Plotting code records:
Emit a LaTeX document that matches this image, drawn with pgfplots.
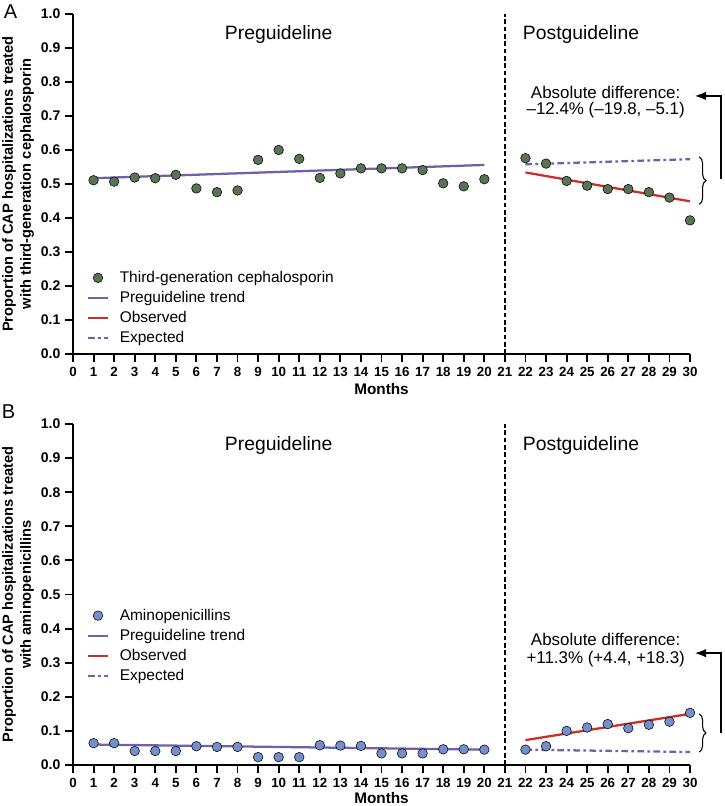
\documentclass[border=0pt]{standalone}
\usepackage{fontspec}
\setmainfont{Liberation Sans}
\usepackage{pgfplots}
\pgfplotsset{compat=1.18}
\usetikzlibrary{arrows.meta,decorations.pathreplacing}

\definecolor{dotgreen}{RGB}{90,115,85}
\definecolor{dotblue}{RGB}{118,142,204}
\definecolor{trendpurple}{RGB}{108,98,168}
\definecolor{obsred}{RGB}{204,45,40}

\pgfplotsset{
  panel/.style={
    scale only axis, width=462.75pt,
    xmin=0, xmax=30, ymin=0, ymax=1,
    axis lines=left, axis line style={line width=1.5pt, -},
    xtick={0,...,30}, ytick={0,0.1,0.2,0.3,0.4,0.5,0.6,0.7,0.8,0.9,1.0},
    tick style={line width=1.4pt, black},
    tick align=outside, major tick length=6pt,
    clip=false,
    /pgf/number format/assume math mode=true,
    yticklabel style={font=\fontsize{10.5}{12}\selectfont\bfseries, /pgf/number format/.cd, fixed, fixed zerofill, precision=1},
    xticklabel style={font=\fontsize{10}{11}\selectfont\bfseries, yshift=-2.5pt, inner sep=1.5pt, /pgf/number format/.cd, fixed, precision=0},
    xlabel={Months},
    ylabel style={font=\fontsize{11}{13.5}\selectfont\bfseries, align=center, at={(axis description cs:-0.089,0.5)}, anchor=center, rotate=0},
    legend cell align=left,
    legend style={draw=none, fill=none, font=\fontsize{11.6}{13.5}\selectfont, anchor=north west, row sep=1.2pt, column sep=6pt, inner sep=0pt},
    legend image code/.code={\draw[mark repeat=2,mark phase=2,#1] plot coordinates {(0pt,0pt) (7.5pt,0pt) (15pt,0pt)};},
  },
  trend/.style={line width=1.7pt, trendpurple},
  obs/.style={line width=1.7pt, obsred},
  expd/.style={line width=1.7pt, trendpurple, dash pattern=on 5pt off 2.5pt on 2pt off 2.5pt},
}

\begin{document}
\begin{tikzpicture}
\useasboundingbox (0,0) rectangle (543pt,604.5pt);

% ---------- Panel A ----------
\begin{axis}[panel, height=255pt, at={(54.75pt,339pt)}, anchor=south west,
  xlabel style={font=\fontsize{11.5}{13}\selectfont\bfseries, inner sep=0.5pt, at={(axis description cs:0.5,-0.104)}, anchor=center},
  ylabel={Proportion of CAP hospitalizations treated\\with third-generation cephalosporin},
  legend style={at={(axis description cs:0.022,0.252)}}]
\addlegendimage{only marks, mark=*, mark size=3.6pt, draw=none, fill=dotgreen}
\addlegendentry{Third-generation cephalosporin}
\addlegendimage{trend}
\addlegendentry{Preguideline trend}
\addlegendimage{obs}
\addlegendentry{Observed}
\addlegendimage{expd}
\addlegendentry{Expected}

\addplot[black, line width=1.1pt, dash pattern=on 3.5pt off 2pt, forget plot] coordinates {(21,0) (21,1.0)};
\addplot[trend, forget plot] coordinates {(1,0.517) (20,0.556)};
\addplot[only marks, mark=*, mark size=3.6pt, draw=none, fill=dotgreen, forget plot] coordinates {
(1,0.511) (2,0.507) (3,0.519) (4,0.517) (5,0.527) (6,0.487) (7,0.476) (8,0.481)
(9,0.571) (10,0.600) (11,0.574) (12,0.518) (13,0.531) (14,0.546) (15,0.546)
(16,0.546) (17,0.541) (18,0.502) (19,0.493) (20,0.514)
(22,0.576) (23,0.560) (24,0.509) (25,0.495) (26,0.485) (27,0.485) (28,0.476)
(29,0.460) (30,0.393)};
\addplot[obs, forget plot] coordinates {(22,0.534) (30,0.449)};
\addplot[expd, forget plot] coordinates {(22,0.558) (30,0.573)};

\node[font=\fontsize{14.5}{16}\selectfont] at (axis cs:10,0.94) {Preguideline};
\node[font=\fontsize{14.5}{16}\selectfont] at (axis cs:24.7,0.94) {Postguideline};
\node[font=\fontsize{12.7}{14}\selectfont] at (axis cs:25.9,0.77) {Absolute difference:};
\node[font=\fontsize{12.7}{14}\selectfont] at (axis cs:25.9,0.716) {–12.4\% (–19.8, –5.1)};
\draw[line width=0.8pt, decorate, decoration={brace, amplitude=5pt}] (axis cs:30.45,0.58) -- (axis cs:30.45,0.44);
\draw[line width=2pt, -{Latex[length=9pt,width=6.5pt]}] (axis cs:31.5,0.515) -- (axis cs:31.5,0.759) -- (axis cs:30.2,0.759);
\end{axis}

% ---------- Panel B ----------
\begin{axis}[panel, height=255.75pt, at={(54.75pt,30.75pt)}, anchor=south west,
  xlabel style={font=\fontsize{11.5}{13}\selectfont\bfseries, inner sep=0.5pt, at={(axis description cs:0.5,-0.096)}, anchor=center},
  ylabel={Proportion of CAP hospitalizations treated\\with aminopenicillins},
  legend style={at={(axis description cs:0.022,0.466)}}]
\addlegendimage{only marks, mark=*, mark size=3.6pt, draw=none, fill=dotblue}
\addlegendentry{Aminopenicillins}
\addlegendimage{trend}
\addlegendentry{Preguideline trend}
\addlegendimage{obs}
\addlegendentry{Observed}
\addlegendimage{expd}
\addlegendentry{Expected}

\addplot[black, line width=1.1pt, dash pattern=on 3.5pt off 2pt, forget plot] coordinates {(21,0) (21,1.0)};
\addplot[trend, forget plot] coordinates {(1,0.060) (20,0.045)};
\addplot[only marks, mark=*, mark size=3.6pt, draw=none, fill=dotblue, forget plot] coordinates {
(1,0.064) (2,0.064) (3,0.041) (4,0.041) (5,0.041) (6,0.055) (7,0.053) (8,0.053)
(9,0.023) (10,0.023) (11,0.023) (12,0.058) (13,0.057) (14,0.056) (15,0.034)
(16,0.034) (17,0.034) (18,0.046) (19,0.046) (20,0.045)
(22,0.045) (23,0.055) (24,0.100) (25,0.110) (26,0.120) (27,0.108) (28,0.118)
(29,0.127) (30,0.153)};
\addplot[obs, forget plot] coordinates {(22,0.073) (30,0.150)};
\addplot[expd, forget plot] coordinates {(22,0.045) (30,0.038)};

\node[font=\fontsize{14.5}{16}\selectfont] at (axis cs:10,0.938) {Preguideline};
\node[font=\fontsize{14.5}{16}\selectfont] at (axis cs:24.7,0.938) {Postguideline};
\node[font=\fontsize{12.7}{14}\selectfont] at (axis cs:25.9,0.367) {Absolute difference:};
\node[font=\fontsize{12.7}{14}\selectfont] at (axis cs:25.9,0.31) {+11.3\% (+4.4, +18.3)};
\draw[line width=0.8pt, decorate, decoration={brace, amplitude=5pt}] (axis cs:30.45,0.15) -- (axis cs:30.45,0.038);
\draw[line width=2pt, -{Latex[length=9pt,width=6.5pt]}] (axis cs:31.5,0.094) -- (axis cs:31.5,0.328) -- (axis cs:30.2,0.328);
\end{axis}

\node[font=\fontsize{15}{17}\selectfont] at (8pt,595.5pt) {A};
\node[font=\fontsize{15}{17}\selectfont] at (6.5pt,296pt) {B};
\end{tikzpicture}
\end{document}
---
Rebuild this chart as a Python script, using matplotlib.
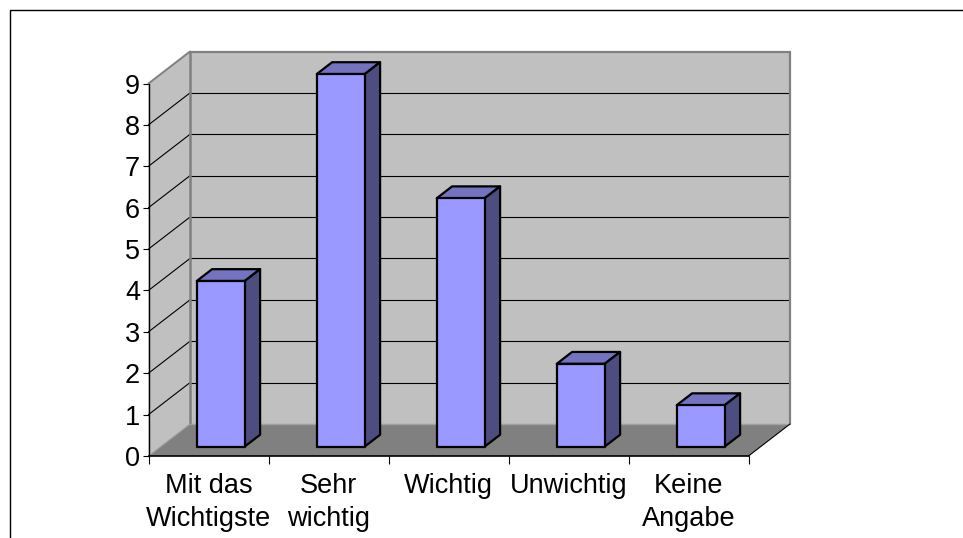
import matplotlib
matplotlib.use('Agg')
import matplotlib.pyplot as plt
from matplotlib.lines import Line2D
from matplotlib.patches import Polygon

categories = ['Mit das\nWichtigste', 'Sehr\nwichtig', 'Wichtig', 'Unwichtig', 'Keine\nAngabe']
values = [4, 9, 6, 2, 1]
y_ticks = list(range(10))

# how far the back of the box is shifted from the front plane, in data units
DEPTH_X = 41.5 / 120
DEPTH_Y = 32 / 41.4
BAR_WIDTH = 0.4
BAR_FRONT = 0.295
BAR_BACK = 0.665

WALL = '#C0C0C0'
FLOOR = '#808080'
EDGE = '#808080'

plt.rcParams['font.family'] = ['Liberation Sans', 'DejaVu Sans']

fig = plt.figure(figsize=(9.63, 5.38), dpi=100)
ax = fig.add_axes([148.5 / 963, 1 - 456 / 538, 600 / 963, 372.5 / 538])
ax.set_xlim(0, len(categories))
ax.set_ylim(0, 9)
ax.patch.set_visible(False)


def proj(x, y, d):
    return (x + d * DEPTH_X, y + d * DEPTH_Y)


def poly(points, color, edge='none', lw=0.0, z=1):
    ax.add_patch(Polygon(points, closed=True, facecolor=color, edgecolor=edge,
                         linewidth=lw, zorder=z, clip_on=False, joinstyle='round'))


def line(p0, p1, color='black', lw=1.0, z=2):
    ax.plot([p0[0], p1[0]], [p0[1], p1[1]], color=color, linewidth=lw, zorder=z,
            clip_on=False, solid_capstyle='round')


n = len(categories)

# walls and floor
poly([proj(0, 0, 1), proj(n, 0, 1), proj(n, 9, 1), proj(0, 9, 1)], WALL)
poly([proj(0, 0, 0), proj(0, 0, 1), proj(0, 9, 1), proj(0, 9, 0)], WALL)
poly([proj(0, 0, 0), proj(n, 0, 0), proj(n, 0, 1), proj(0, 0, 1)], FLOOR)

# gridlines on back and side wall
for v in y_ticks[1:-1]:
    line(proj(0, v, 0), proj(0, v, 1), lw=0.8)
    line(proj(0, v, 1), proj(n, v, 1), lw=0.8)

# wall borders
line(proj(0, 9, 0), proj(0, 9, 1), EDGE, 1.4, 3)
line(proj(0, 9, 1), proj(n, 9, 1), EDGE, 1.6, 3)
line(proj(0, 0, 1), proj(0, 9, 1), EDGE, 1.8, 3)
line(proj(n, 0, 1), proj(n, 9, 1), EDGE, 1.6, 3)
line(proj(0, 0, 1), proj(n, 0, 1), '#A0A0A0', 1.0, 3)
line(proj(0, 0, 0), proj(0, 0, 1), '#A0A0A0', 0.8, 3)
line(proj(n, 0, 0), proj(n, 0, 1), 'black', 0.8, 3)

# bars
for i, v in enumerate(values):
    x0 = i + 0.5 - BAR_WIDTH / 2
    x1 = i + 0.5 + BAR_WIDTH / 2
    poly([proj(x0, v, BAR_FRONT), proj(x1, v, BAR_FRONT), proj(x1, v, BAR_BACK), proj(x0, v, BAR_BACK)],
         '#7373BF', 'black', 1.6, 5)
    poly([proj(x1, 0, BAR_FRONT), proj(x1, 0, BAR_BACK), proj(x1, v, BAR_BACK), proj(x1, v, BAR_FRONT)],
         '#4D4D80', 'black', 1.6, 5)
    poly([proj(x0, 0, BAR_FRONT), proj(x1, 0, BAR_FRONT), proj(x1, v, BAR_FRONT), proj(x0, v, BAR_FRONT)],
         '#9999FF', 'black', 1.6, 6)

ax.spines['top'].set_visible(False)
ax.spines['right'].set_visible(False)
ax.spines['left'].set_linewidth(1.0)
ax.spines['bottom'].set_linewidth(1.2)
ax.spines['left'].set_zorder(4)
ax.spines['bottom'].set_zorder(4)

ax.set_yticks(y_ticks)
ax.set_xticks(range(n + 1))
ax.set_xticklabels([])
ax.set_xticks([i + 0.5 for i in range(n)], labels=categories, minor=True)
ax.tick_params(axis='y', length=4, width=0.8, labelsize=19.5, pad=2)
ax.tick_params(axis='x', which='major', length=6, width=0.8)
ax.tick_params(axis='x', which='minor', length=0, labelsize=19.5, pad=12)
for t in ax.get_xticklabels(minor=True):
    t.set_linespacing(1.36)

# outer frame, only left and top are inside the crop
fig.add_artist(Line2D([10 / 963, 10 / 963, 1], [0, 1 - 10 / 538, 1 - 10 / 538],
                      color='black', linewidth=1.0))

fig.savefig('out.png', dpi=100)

▸ **WHAT IS ASKED**
Working from the entries above, reproduce exactly and only the lines beginning with the line that has "Rebuild this chart" and ending with the line that has "line(proj(0, v, 1), proj(n, v, 1), lw=0.8)"; omit all pictures.

▸ **FULL ANSWER**
Rebuild this chart as a Python script, using matplotlib.
import matplotlib
matplotlib.use('Agg')
import matplotlib.pyplot as plt
from matplotlib.lines import Line2D
from matplotlib.patches import Polygon

categories = ['Mit das\nWichtigste', 'Sehr\nwichtig', 'Wichtig', 'Unwichtig', 'Keine\nAngabe']
values = [4, 9, 6, 2, 1]
y_ticks = list(range(10))

# how far the back of the box is shifted from the front plane, in data units
DEPTH_X = 41.5 / 120
DEPTH_Y = 32 / 41.4
BAR_WIDTH = 0.4
BAR_FRONT = 0.295
BAR_BACK = 0.665

WALL = '#C0C0C0'
FLOOR = '#808080'
EDGE = '#808080'

plt.rcParams['font.family'] = ['Liberation Sans', 'DejaVu Sans']

fig = plt.figure(figsize=(9.63, 5.38), dpi=100)
ax = fig.add_axes([148.5 / 963, 1 - 456 / 538, 600 / 963, 372.5 / 538])
ax.set_xlim(0, len(categories))
ax.set_ylim(0, 9)
ax.patch.set_visible(False)


def proj(x, y, d):
    return (x + d * DEPTH_X, y + d * DEPTH_Y)


def poly(points, color, edge='none', lw=0.0, z=1):
    ax.add_patch(Polygon(points, closed=True, facecolor=color, edgecolor=edge,
                         linewidth=lw, zorder=z, clip_on=False, joinstyle='round'))


def line(p0, p1, color='black', lw=1.0, z=2):
    ax.plot([p0[0], p1[0]], [p0[1], p1[1]], color=color, linewidth=lw, zorder=z,
            clip_on=False, solid_capstyle='round')


n = len(categories)

# walls and floor
poly([proj(0, 0, 1), proj(n, 0, 1), proj(n, 9, 1), proj(0, 9, 1)], WALL)
poly([proj(0, 0, 0), proj(0, 0, 1), proj(0, 9, 1), proj(0, 9, 0)], WALL)
poly([proj(0, 0, 0), proj(n, 0, 0), proj(n, 0, 1), proj(0, 0, 1)], FLOOR)

# gridlines on back and side wall
for v in y_ticks[1:-1]:
    line(proj(0, v, 0), proj(0, v, 1), lw=0.8)
    line(proj(0, v, 1), proj(n, v, 1), lw=0.8)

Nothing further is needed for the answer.